As noted in paragraph 5.17, more than half of the performance targets in our sample were easy to understand.

However, for the rest of the SCIs in our sample, only some of the performance targets were likely to be easily understood without specialist knowledge, or the entity did not explain the technical terms. Often, SCIs presented financial measures in abbreviated form or without explanations of their meaning or relevance – for example, EBITDA1 and Acid Test2. In our view, readers without financial or accounting knowledge would be unlikely to understand these measures.

The tendency to abbreviate financial measures was more pronounced in the SCIs of council-controlled organisations and council-controlled trading organisations than in the corresponding annual reports. The annual reports were more likely to express financial measures in full and in plain language.

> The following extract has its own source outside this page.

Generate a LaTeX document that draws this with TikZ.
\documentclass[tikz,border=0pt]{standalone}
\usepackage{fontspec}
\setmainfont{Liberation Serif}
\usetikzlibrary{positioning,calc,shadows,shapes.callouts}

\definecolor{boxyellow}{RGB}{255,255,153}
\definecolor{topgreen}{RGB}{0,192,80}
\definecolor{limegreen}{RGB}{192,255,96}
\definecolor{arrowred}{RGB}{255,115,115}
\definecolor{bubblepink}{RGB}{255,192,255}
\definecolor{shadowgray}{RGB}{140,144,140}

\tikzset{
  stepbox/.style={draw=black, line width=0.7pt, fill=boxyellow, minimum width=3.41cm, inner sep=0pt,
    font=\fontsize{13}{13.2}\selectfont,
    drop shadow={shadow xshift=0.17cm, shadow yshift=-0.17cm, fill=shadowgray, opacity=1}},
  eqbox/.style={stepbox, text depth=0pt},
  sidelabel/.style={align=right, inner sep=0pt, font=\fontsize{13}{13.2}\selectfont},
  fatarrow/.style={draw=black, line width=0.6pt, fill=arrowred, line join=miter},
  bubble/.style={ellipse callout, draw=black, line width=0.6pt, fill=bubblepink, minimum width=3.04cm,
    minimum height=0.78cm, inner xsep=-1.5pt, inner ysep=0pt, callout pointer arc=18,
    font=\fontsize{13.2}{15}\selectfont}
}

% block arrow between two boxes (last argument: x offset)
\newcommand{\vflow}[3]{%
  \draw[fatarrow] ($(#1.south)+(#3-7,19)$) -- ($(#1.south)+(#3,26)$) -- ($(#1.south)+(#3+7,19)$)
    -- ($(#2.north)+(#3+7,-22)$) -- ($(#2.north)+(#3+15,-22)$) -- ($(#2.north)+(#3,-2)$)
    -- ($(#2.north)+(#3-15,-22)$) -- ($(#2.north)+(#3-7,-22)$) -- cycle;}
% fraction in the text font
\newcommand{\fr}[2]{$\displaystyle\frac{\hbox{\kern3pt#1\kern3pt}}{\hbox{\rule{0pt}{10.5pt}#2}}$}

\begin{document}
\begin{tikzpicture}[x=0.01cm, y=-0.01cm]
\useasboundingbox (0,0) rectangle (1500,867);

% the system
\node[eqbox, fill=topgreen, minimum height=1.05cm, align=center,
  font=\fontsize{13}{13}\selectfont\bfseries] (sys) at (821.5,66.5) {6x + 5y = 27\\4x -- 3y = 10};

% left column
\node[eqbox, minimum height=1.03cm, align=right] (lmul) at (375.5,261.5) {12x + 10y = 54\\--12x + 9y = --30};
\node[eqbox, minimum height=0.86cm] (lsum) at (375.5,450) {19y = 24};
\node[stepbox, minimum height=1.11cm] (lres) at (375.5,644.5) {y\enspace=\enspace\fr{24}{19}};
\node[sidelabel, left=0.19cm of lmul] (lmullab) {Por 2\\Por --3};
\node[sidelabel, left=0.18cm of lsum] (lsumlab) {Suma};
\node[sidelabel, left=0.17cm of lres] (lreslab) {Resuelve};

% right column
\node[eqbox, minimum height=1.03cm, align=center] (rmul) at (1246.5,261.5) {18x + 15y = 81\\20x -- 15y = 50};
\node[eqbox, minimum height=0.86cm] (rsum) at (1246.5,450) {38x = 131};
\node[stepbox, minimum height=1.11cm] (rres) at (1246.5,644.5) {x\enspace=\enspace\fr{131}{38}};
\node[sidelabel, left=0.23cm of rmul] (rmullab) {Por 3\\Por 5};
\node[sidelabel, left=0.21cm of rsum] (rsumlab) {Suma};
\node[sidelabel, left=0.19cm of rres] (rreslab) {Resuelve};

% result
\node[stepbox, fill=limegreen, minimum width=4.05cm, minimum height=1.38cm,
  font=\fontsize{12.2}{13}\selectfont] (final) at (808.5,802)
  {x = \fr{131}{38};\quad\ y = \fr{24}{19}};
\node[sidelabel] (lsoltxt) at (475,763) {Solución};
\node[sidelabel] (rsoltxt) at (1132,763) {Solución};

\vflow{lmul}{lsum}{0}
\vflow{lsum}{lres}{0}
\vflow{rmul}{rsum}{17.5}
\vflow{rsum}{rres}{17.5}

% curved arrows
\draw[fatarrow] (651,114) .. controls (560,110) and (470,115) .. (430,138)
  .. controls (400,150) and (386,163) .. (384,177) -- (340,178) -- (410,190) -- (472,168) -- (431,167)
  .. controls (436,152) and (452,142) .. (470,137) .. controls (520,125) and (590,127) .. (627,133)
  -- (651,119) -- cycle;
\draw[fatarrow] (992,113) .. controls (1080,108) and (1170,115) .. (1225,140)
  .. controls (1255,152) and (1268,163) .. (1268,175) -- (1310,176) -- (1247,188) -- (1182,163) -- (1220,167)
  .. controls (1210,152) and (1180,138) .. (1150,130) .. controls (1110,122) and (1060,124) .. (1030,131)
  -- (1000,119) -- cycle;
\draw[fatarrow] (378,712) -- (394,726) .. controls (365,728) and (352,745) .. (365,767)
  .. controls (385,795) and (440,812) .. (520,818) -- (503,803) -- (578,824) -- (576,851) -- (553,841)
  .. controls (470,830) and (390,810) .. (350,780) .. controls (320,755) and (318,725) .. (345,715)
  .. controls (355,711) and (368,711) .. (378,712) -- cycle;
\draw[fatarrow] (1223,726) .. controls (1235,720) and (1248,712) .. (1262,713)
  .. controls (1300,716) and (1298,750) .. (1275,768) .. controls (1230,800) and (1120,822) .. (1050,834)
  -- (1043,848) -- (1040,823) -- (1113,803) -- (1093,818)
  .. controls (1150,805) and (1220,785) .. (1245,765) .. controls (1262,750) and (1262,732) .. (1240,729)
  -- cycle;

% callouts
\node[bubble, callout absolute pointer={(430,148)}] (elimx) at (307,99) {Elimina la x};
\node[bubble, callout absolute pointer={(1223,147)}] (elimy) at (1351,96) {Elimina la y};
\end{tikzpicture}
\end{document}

In some cases, the performance measures were so vague that we could not understand their meaning or significance as targets. For example, two council-controlled organisations simply stated as performance targets: “add value”, “cashflows”, or “balance sheet”.

Many of the entities in our sample are involved in technical activities (for example, energy companies and council-controlled organisations involved in utility or infrastructure businesses). They therefore use technical performance targets. We identified several instances where the lack of explanation of these technical targets made their meaning or significance difficult to understand. For example, energy companies typically and justifiably use several measures relating to interruptions to electricity supply as performance targets. Some of the companies in our sample clearly defined these targets, while others stated them as abbreviated technical terms that are unlikely to be readily understood by all readers.

1: Earnings before interest, taxes, depreciation, and amortisation.

2: Also known as the Quick Ratio – the ratio of cash and readily realisable assets to current liabilities.